◆ PROBLEM TO SOLVE ◆
Starting at the first line of the listing below, repeat each line exactly until the line containing "klabels = ['Γ', 'T', 'K', 'L', 'Γ']", which you include. Leave out pictures.

◆ INFORMATION PROVIDED ◆
____

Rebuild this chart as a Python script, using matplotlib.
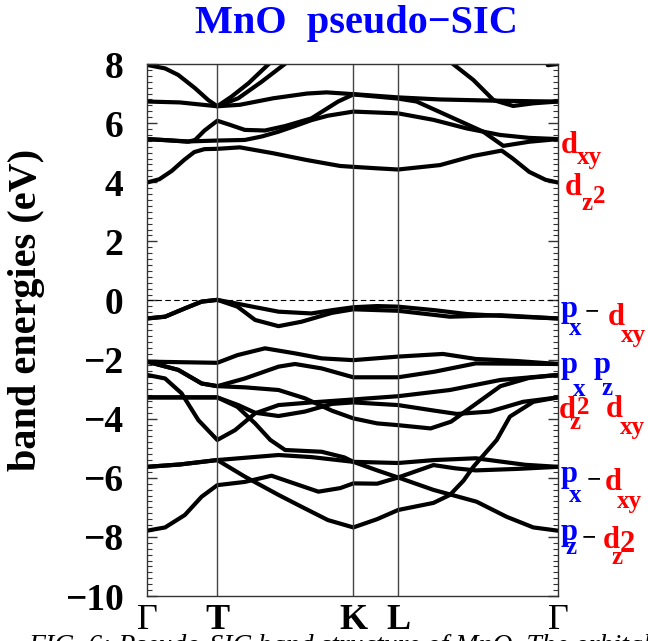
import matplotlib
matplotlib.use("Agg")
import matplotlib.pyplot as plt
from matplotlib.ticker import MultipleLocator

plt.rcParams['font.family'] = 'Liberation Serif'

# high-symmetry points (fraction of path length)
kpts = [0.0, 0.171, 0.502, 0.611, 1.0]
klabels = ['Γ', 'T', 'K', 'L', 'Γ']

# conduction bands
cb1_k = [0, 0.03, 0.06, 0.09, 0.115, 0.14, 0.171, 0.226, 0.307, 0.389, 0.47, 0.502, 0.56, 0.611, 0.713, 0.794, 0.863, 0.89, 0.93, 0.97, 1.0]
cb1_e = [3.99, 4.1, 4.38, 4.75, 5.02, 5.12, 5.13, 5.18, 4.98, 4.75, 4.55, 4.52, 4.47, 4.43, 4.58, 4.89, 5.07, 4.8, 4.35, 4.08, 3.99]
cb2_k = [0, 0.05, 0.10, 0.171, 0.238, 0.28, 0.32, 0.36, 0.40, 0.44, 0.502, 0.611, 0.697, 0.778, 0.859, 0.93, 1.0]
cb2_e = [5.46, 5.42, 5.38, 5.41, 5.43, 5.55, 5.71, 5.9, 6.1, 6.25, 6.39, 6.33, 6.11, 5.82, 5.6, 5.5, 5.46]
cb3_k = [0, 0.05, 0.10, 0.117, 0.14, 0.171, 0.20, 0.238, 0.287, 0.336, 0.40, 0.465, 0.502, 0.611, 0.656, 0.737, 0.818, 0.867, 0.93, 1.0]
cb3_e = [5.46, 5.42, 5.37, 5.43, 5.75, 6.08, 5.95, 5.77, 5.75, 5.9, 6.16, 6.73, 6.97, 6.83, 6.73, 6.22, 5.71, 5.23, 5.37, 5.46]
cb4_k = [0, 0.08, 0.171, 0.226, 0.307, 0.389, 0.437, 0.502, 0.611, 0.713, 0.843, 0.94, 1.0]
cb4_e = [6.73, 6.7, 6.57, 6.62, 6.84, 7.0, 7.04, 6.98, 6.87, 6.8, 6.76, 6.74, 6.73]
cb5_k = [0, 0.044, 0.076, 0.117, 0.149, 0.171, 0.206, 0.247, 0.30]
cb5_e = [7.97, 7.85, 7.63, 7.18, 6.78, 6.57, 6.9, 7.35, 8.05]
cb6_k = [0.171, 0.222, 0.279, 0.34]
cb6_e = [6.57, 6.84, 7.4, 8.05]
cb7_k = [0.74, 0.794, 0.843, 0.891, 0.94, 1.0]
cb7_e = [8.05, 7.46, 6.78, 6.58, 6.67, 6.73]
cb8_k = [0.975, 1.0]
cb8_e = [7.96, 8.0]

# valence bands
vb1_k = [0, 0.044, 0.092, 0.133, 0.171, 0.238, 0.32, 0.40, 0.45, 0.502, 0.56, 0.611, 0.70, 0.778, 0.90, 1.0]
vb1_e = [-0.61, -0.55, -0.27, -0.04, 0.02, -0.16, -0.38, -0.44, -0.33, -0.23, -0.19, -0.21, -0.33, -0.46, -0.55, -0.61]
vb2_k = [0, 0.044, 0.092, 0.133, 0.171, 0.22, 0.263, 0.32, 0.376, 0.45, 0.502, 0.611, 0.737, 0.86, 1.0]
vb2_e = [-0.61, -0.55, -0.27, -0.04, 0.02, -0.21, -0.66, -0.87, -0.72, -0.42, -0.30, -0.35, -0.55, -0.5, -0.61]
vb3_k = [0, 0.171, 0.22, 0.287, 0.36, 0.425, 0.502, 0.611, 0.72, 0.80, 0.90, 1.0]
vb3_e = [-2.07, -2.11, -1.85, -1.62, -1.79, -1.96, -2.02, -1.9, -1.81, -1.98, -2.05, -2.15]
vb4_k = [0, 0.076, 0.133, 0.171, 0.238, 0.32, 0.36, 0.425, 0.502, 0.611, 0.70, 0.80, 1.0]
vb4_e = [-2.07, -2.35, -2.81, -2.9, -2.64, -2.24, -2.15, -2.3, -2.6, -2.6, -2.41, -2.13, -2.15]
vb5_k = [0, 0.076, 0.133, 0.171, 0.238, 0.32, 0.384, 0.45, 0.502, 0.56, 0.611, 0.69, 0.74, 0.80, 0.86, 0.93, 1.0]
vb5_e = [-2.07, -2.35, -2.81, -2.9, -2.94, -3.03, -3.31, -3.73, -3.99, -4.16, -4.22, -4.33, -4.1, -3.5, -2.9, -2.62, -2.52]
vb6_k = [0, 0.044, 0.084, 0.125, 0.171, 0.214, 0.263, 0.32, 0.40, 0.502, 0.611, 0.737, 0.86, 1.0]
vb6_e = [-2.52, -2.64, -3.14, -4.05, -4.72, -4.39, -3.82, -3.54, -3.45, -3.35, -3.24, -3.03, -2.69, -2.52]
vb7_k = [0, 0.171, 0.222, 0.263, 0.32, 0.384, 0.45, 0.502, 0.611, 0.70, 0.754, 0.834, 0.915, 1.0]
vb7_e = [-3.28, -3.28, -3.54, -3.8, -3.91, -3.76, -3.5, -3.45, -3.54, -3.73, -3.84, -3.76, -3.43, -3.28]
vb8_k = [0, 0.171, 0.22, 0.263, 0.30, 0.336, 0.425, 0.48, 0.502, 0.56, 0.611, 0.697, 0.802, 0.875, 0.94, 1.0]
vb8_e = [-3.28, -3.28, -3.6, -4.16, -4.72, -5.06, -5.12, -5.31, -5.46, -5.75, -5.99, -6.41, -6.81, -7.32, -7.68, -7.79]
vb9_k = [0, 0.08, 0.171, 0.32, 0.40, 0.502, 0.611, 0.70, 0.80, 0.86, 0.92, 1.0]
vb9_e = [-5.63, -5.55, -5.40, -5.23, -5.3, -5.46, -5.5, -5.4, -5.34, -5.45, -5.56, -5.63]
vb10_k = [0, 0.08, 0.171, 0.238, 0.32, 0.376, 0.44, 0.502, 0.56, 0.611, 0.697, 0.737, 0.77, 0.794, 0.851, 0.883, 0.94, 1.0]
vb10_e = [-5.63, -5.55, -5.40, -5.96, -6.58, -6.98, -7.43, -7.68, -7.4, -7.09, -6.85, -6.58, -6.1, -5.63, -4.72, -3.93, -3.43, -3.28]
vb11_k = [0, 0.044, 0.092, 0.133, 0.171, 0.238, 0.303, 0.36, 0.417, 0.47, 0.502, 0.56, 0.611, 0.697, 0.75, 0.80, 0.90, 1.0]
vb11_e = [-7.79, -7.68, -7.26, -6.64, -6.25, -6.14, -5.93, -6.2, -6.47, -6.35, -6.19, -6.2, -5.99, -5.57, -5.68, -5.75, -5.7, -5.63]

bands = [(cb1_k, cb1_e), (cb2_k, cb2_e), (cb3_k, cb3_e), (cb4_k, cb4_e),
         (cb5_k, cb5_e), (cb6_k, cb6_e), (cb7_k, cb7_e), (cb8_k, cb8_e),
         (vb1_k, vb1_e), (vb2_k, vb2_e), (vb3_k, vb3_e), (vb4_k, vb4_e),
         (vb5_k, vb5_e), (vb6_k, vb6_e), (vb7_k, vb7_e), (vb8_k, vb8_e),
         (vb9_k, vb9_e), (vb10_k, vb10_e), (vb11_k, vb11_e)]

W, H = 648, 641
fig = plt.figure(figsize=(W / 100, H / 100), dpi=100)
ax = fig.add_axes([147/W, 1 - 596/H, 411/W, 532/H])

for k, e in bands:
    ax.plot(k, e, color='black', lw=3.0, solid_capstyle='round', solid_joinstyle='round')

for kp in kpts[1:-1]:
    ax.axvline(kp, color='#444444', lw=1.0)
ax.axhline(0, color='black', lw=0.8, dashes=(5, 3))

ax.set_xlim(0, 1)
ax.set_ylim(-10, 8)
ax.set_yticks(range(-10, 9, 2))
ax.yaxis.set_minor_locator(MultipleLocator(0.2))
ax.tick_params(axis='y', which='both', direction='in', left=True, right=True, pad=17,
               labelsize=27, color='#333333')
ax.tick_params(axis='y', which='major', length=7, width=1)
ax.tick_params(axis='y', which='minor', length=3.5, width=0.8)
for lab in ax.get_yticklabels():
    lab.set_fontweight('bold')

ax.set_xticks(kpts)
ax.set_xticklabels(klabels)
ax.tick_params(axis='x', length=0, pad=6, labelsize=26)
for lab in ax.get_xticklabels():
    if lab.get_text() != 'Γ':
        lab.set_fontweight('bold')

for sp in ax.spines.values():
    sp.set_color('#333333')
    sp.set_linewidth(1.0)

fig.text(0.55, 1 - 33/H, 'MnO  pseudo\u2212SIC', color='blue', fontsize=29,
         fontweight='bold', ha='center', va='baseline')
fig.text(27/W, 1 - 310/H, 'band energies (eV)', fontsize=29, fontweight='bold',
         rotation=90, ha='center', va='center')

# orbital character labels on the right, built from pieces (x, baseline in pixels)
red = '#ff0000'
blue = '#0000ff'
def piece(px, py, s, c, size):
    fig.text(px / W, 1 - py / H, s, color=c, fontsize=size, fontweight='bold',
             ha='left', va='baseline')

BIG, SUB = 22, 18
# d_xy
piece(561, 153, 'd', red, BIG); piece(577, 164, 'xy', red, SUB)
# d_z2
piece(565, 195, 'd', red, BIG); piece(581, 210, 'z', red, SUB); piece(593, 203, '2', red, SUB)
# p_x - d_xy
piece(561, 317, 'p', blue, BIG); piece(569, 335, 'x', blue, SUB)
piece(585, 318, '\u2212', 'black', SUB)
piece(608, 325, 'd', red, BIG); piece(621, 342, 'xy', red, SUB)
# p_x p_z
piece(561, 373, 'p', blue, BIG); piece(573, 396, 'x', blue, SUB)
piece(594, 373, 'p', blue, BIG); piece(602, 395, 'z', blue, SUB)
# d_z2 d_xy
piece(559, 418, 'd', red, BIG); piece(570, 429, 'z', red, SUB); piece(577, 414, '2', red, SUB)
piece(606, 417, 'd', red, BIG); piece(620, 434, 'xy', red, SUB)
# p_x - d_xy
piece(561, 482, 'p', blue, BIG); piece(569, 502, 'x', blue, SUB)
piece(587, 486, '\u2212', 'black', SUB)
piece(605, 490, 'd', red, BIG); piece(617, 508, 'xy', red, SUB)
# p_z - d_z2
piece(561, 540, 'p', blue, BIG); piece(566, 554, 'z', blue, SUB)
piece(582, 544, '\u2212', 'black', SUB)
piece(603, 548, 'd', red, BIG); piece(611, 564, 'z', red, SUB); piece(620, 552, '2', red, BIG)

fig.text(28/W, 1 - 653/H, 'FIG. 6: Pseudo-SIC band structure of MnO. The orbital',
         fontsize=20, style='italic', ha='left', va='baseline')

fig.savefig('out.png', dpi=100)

____

◆ FINISHED EXERCISE ◆
Rebuild this chart as a Python script, using matplotlib.
import matplotlib
matplotlib.use("Agg")
import matplotlib.pyplot as plt
from matplotlib.ticker import MultipleLocator

plt.rcParams['font.family'] = 'Liberation Serif'

# high-symmetry points (fraction of path length)
kpts = [0.0, 0.171, 0.502, 0.611, 1.0]
klabels = ['Γ', 'T', 'K', 'L', 'Γ']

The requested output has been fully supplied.